Career summary

Details for Rail-Track Laying and Maintenance Equipment Operators


Description

Lay, repair, and maintain track for standard or narrow-gauge railroad equipment used in regular railroad service or in plant yards, quarries, sand and gravel pits, and mines. Includes ballast cleaning machine operators and road bed tamping machine operators.

Tasks

  • Patrol assigned track sections so that damaged or broken track can be located and reported.
  • Repair or adjust track switches, using wrenches and replacement parts.
  • Weld sections of track together, such as switch points and frogs.
  • Observe leveling indicator arms to verify levelness and alignment of tracks.
  • Operate single- or multiple-head spike driving machines to drive spikes into ties and secure rails.
  • Operate track-wrench machines to tighten or loosen bolts at joints that hold ends of rails together.
  • Cut rails to specified lengths, using rail saws.
  • Lubricate machines, change oil, or fill hydraulic reservoirs to specified levels.
  • Drill holes through rails, tie plates, or fishplates for insertion of bolts or spikes, using power drills.
  • Clean tracks or clear ice or snow from tracks or switch boxes.
  • Clean, grade, or level ballast on railroad tracks.
  • Raise rails, using hydraulic jacks, to allow for tie removal and replacement.
  • Adjust controls of machines that spread, shape, raise, level, or align track, according to specifications.
  • Dress and reshape worn or damaged railroad switch points or frogs, using portable power grinders.
  • Clean or make minor repairs to machines or equipment.
  • Grind ends of new or worn rails to attain smooth joints, using portable grinders.
  • Operate single- or multiple-head spike pullers to pull old spikes from ties.
  • String and attach wire-guidelines machine to rails so that tracks or rails can be aligned or leveled.
  • Engage mechanisms that lay tracks or rails to specified gauges.
  • Drive graders, tamping machines, brooms, or ballast spreading machines to redistribute gravel or ballast between rails.
  • Drive vehicles that automatically move and lay tracks or rails over sections of track to be constructed, repaired, or maintained.
  • Turn wheels of machines, using lever controls, to adjust guidelines for track alignments or grades, following specifications.
  • Push controls to close grasping devices on track or rail sections so that they can be raised or moved.
  • Operate tie-adzing machines to cut ties and permit insertion of fishplates that hold rails.
  • Paint railroad signs, such as speed limits or gate-crossing warnings.
  • Spray ties, fishplates, or joints with oil to protect them from weathering.

Interests

  • Realistic - Realistic occupations frequently involve work activities that include practical, hands-on problems and solutions. They often deal with plants, animals, and real-world materials like wood, tools, and machinery. Many of the occupations require working outside, and do not involve a lot of paperwork or working closely with others.

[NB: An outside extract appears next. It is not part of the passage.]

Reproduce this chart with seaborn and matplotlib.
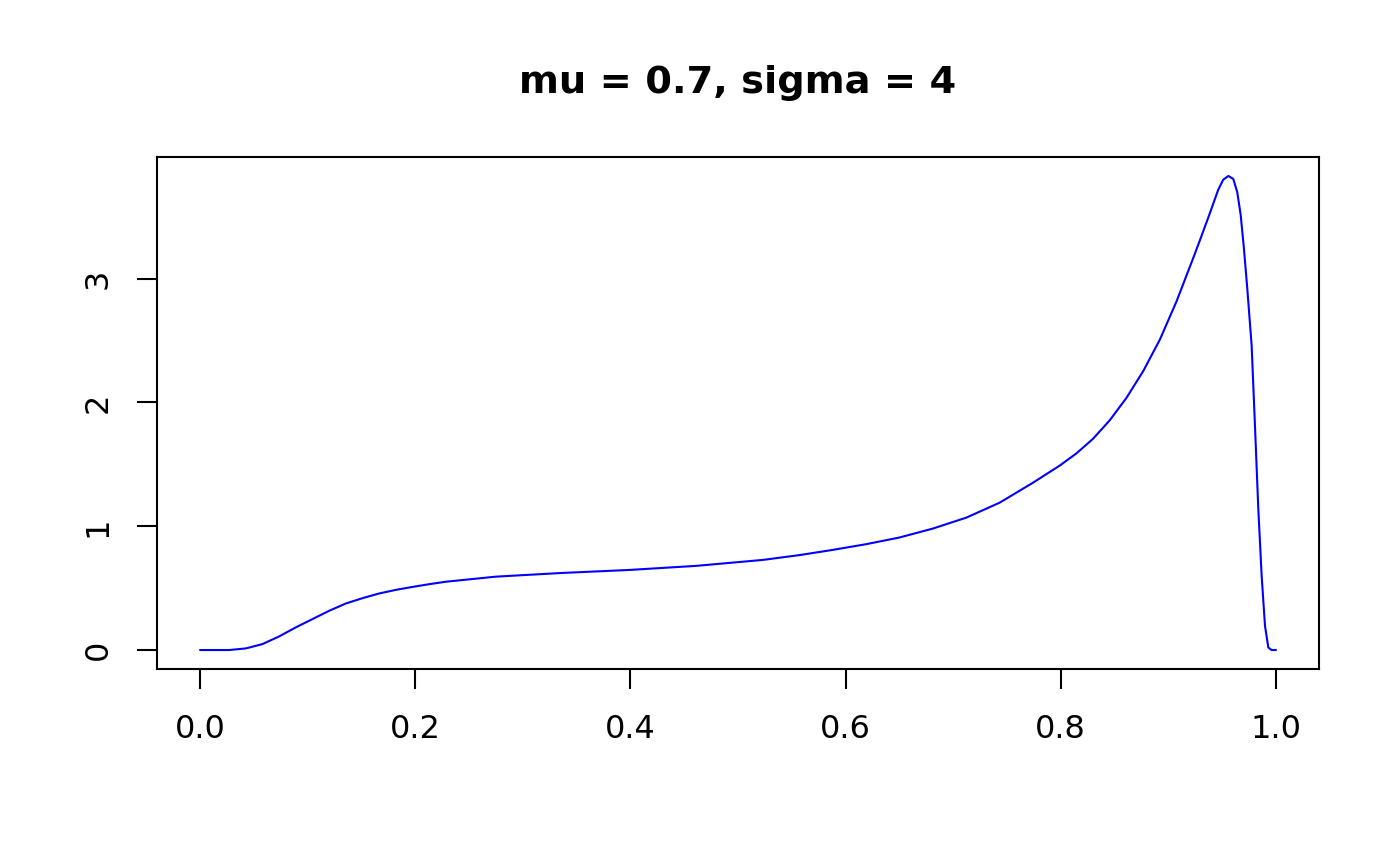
import matplotlib
matplotlib.use("Agg")
import matplotlib.pyplot as plt
import seaborn as sns
import pandas as pd

# Density curve values
x_vals = [0.0, 0.027, 0.0425, 0.058, 0.0735, 0.089, 0.1045, 0.12, 0.1355,
          0.151, 0.1665, 0.182, 0.1975, 0.213, 0.2286, 0.2751, 0.337, 0.399, 0.4611,
          0.523, 0.5572, 0.588, 0.619, 0.65, 0.681, 0.7123, 0.7433, 0.7742,
          0.799, 0.8146, 0.830, 0.8456, 0.8611, 0.8766, 0.8921, 0.9076, 0.9231,
          0.9293, 0.9386, 0.9463, 0.951, 0.9557, 0.9603, 0.964, 0.9672, 0.9702,
          0.9733, 0.9774, 0.9805, 0.9836, 0.9867, 0.9898, 0.9929, 0.996, 1.0]
y_vals = [0.0, 0.0, 0.013, 0.048, 0.110, 0.183, 0.25, 0.317, 0.376,
          0.419, 0.457, 0.486, 0.51, 0.532, 0.552, 0.593, 0.623, 0.647, 0.680,
          0.728, 0.767, 0.809, 0.855, 0.909, 0.981, 1.07, 1.191, 1.352,
          1.49, 1.589, 1.707, 1.857, 2.038, 2.253, 2.508, 2.817, 3.167,
          3.31, 3.53, 3.718, 3.80, 3.83, 3.806, 3.70, 3.516, 3.247,
          2.925, 2.46, 1.81, 1.137, 0.6, 0.196, 0.02, 0.0, 0.0]

x_ticks = [0.0, 0.2, 0.4, 0.6, 0.8, 1.0]
x_tick_labels = ["0.0", "0.2", "0.4", "0.6", "0.8", "1.0"]
y_ticks = [0, 1, 2, 3]
y_tick_labels = ["0", "1", "2", "3"]
title_text = "mu = 0.7, sigma = 4"

df = pd.DataFrame({"x": x_vals, "y": y_vals})

sns.set_style("ticks")
plt.rcParams["font.family"] = ["DejaVu Sans"]
plt.rcParams["text.color"] = "black"
plt.rcParams["axes.labelcolor"] = "black"

fig = plt.figure(figsize=(7, 4.33), dpi=200)
ax = fig.add_axes([157 / 1400, 1 - 669 / 866, (1319 - 157) / 1400, (669 - 157) / 866])

sns.lineplot(data=df, x="x", y="y", ax=ax, color="#0000FF", linewidth=0.75,
             estimator=None, sort=False)

ax.set_xlim(-0.04, 1.04)
ymax = max(y_vals)
ax.set_ylim(-0.04 * ymax, 1.04 * ymax)

ax.set_xticks(x_ticks)
ax.set_xticklabels(x_tick_labels, fontsize=11.5)
ax.set_yticks(y_ticks)
ax.set_yticklabels(y_tick_labels, fontsize=11.5, rotation=90, va="center")

ax.tick_params(axis="both", which="major", direction="out", length=7.2, width=0.75,
               color="black", labelcolor="black", bottom=True, left=True,
               top=False, right=False)
ax.tick_params(axis="x", pad=9)
ax.tick_params(axis="y", pad=8.5)

for s in ax.spines.values():
    s.set_visible(True)
    s.set_linewidth(0.75)
    s.set_color("black")

ax.set_xlabel("")
ax.set_ylabel("")
ax.set_title(title_text, fontsize=13.8, fontweight="bold", pad=23, color="black")

fig.savefig("out.png", dpi=200, facecolor="white")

Education, training, experience

  • Education - These occupations usually require a high school diploma.
  • Training - Employees in these occupations need anywhere from a few months to one year of working with experienced employees. A recognized apprenticeship program may be associated with these occupations.
  • Experience - Some previous work-related skill, knowledge, or experience is usually needed. For example, a teller would benefit from experience working directly with the public.

Knowledge

  • Mechanical - Knowledge of machines and tools, including their designs, uses, repair, and maintenance.
  • Building and Construction - Knowledge of materials, methods, and the tools involved in the construction or repair of houses, buildings, or other structures such as highways and roads.